John Reed’s wife (Ten Days that Shook the World) was called Louise Bryant and wrote a short story on her six months of living in Russia around the revolution of 1917. Louise loved to be entertained by the Trotskys who, like Lenin, were living at the Smolny Institute, the headquarters of the Bolshevik revolution. Louise writes, speaking of Trotsky’s room: ” Outside the door two Red Guards kept constant watch. They Looked rather menacing, but were really friendly”.

Not much is known of the two guards who were, without uniform, outside of Lenin’s room – number 67 – but something is known about the Smolny Institute, and about what it was during the first months of the revolution. The Smolny Institute was a beautiful and impressive building in the Palladian style commissioned and built by Catherine II in St. Petersburg as the College of Society for the education of noble girls. Lenin, Trotsky and other Bolshevik commissars moved in during the days immediately following the revolution. They lived in the rooms of the professors (a bed and a work table separated by a screen), while in the classrooms, as in the great hall of the ground floor, noisy and confused meetings were held constantly. The revolution was beginning – it was in November 1917 – and in the corridors of the Smolny Institute everything could be found, except noble girls: mud on the floors; a bad smell of sweaty winter clothes; people sleeping in corners and especially screams, contradictory proclamations, tick-tacking of typewriters, runners who ran out of breath with their bags of telegrams and finally smoke, smoke and then still acrid and pungent smoke of Russian tobacco. That was, until the elections for the Constituent Assembly, the chaotic atmosphere of the revolution.
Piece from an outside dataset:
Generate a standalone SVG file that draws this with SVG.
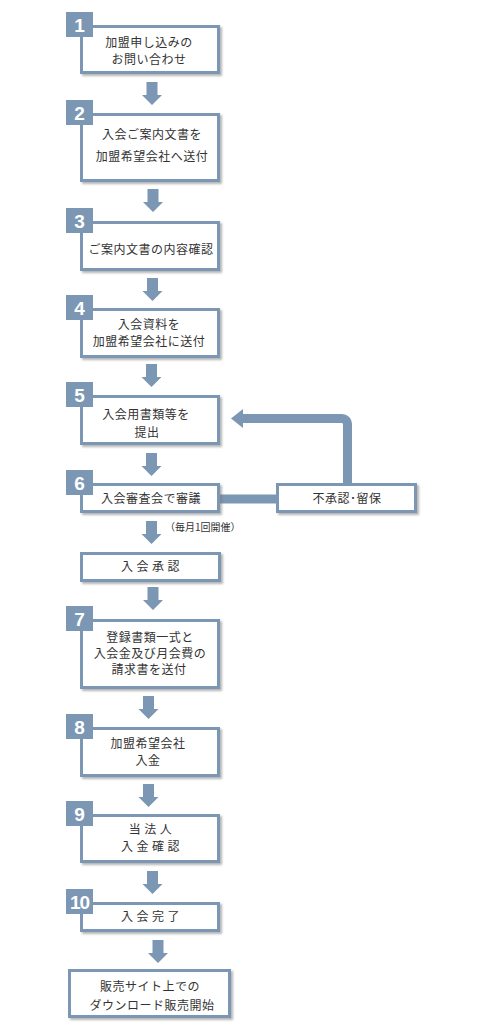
<svg xmlns="http://www.w3.org/2000/svg" width="480" height="1036" viewBox="0 0 480 1036">
<defs>
<filter id="sh" x="-10%" y="-10%" width="130%" height="140%">
<feDropShadow dx="2" dy="2" stdDeviation="1.3" flood-color="#777" flood-opacity="0.55"/>
</filter>
<path id="arr" d="M-5.5,0 H5.5 V13 H10 L0,23 L-10,13 H-5.5 Z"/>
</defs>
<style>
.box{fill:#fff;stroke:#7b97b4;stroke-width:3;filter:url(#sh)}
.badge{fill:#7b97b4}
.num{font-family:"Liberation Sans",Arial,sans-serif;font-weight:bold;font-size:19px;fill:#fff;text-anchor:middle}
.t{font-family:"Noto Sans CJK JP","Noto Sans",sans-serif;font-size:12px;fill:#333;text-anchor:middle;letter-spacing:0.5px}
.w{letter-spacing:3.5px}
.s{font-family:"Noto Sans CJK JP","Noto Sans",sans-serif;font-size:10px;fill:#333}
.a{fill:#7b97b4}
.ln{fill:none;stroke:#7b97b4;stroke-width:9}
</style>
<rect width="480" height="1036" fill="#fff"/>

<g id="connectors">
<use href="#arr" class="a" x="152" y="82"/>
<use href="#arr" class="a" x="153" y="189"/>
<use href="#arr" class="a" x="152.5" y="278"/>
<use href="#arr" class="a" x="151.5" y="364"/>
<use href="#arr" class="a" x="151.5" y="453"/>
<use href="#arr" class="a" x="151.5" y="521"/>
<use href="#arr" class="a" x="153" y="587"/>
<use href="#arr" class="a" x="148.5" y="696"/>
<use href="#arr" class="a" x="148.5" y="784"/>
<use href="#arr" class="a" x="152.5" y="871"/>
<use href="#arr" class="a" x="158" y="940"/>
<line class="ln" x1="220" y1="499" x2="276" y2="499"/>
<path class="ln" d="M347.5,483 V425 Q347.5,418.5 341,418.5 H240"/>
<path class="a" d="M231,418.5 L243,409 L243,428 Z"/>
</g>

<g id="n1">
<rect class="box" x="81.5" y="26.5" width="137" height="46"/>
<rect class="badge" x="66" y="12" width="27" height="25"/>
<text class="num" x="79.5" y="32">1</text>
<text class="t" x="149" y="47">加盟申し込みの</text>
<text class="t" x="149" y="64">お問い合わせ</text>
</g>
<g id="n2">
<rect class="box" x="81.5" y="114.5" width="137" height="66"/>
<rect class="badge" x="66" y="100" width="27" height="25"/>
<text class="num" x="79.5" y="120">2</text>
<text class="t" x="152" y="139">入会ご案内文書を</text>
<text class="t" x="152" y="161">加盟希望会社へ送付</text>
</g>
<g id="n3">
<rect class="box" x="81.5" y="222.5" width="137" height="47"/>
<rect class="badge" x="66" y="208" width="27" height="25"/>
<text class="num" x="79.5" y="228">3</text>
<text class="t" x="151" y="254">ご案内文書の内容確認</text>
</g>
<g id="n4">
<rect class="box" x="81.5" y="309.5" width="137" height="47"/>
<rect class="badge" x="66" y="295" width="27" height="25"/>
<text class="num" x="79.5" y="315">4</text>
<text class="t" x="149" y="329">入会資料を</text>
<text class="t" x="149" y="346">加盟希望会社に送付</text>
</g>
<g id="n5">
<rect class="box" x="81.5" y="396.5" width="137" height="47"/>
<rect class="badge" x="66" y="382" width="27" height="25"/>
<text class="num" x="79.5" y="402">5</text>
<text class="t" x="146" y="419">入会用書類等を</text>
<text class="t" x="147" y="437">提出</text>
</g>
<g id="n6">
<rect class="box" x="81.5" y="484.5" width="137" height="27"/>
<rect class="badge" x="66" y="470" width="27" height="25"/>
<text class="num" x="79.5" y="490">6</text>
<text class="t" x="151" y="503">入会審査会で審議</text>
</g>
<g id="reject">
<rect class="box" x="277.5" y="484.5" width="138" height="27"/>
<text class="t" x="347" y="503">不承認･留保</text>
</g>
<g id="note">
<text class="s" x="165" y="531">（毎月1回開催）</text>
</g>
<g id="approve">
<rect class="box" x="81.5" y="553.5" width="138" height="27"/>
<text class="t w" x="152" y="571">入会承認</text>
</g>
<g id="n7">
<rect class="box" x="81.5" y="620.5" width="137" height="67"/>
<rect class="badge" x="66" y="606" width="27" height="25"/>
<text class="num" x="79.5" y="626">7</text>
<text class="t" x="150" y="642">登録書類一式と</text>
<text class="t" x="150" y="658">入会金及び月会費の</text>
<text class="t" x="149" y="674">請求書を送付</text>
</g>
<g id="n8">
<rect class="box" x="81.5" y="728.5" width="137" height="47"/>
<rect class="badge" x="66" y="714" width="27" height="25"/>
<text class="num" x="79.5" y="734">8</text>
<text class="t" x="148" y="748">加盟希望会社</text>
<text class="t" x="148" y="765">入金</text>
</g>
<g id="n9">
<rect class="box" x="81.5" y="815.5" width="137" height="46"/>
<rect class="badge" x="66" y="801" width="27" height="25"/>
<text class="num" x="79.5" y="821">9</text>
<text class="t w" x="152" y="834">当法人</text>
<text class="t w" x="152" y="851">入金確認</text>
</g>
<g id="n10">
<rect class="box" x="81.5" y="903.5" width="137" height="27"/>
<rect class="badge" x="66" y="889" width="27" height="25"/>
<text class="num" x="79.5" y="909" style="letter-spacing:-1px">10</text>
<text class="t w" x="152" y="921">入会完了</text>
</g>
<g id="final">
<rect class="box" x="69.5" y="970.5" width="160" height="46"/>
<text class="t" x="150" y="991">販売サイト上での</text>
<text class="t" x="152" y="1010">ダウンロード販売開始</text>
</g>
</svg>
But the elections went badly for the Bolsheviks, who did not hesitate to dissolve the Constituent Assembly. Then began the long authoritarian season of Russian history. Civil war,bureaucracy and the end of freedom. The transfer of the headquarters of the revolution of the Smolny Institute in St. Petersburg to the Kremlin in Moscow at the end of 1917 accompanied – in the words of a historian – Russia towards the abyss.